Yesterday's Times had a few nice words about one of the great Hasidic thinkers of the last century: Avraham Yehoshua Heschel. It included this very sweet (and timely) anecdote:
In 1965, after walking in the Selma-to-Montgomery civil-rights march with the Rev. Dr. Martin Luther King Jr. Rabbi Abraham Joshua Heschel was at the Montgomery, Ala., airport, trying to find something to eat. A surly woman behind the snack-bar counter glared at Heschel — his yarmulke and white beard making him look like an ancient Hebrew prophet — and mockingly proclaimed: “Well, I’ll be damned. My mother always told me there was a Santa Claus, and I didn’t believe her, until now.” She told Heschel that there was no food to be had.

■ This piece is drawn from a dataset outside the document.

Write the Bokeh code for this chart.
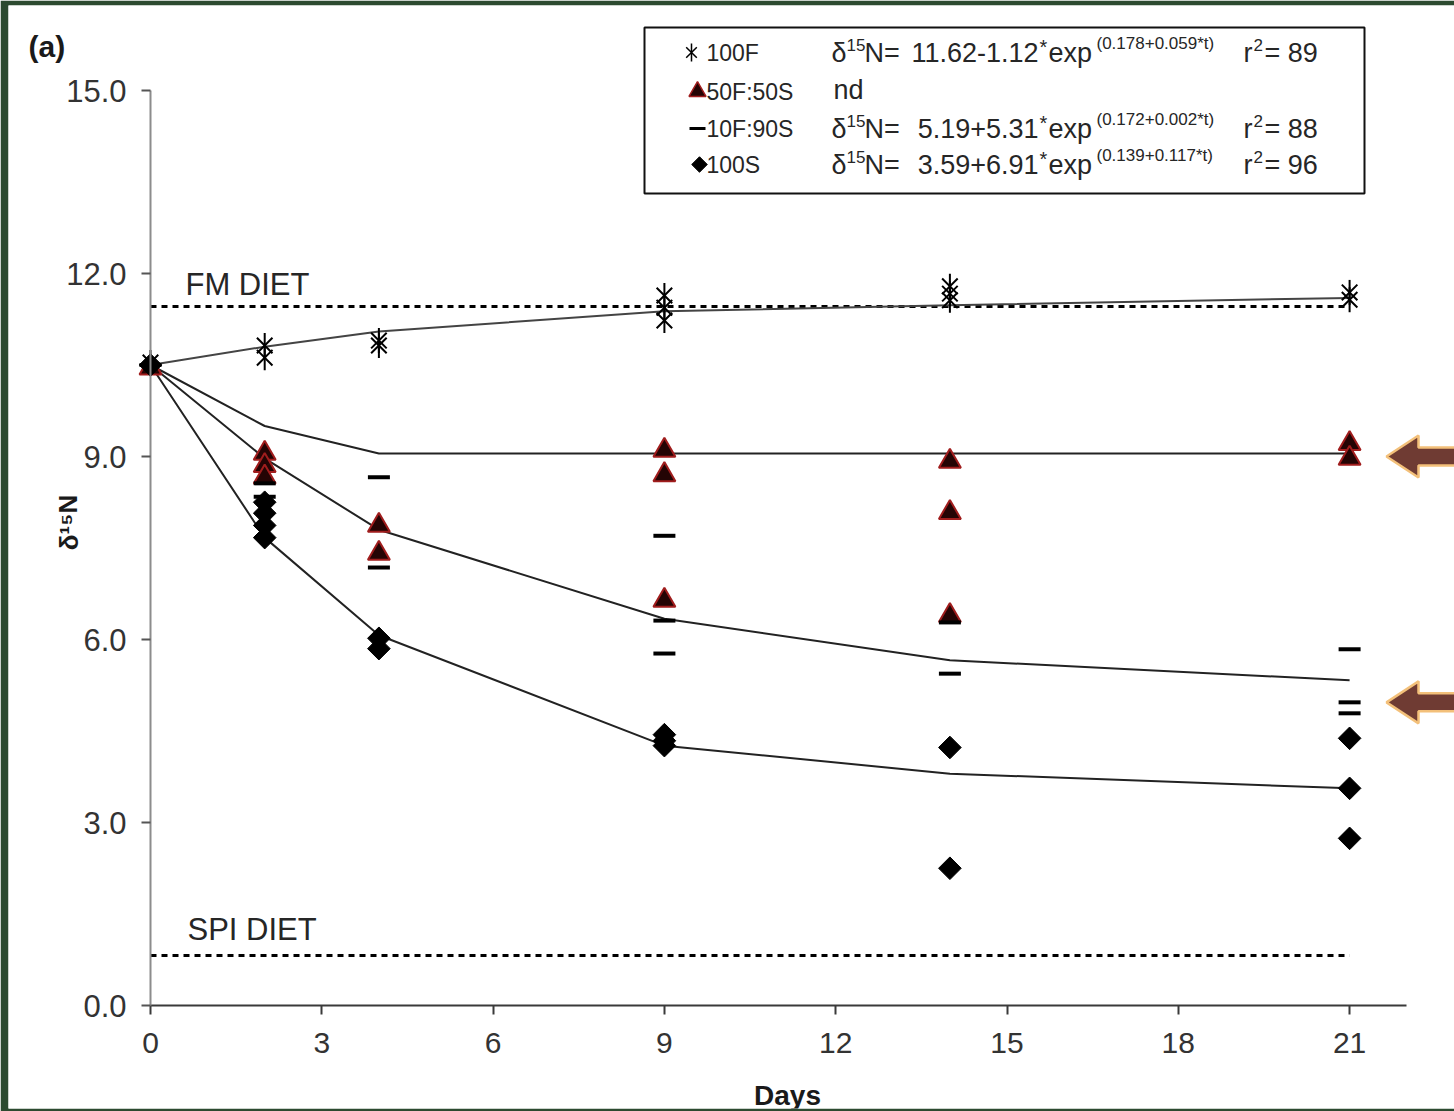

In response, according to a new biography, “Spiritual Radical: Abraham Joshua Heschel in America, 1940-1972” by Edward K. Kaplan (Yale), Heschel simply smiled. He gently asked, “Is it possible that in the kitchen there might be some water?” Yes, she acknowledged. “Is it possible that in the refrigerator you might find a couple of eggs?” Perhaps, she admitted. Well, then, Heschel said, if you boiled the eggs in the water, “that would be just fine.”
She shot back, “And why should I?”
“Why should you?” Heschel said. “Well, after all, I did you a favor.”
“What favor did you ever do me?”
“I proved,” he said, “there was a Santa Claus.”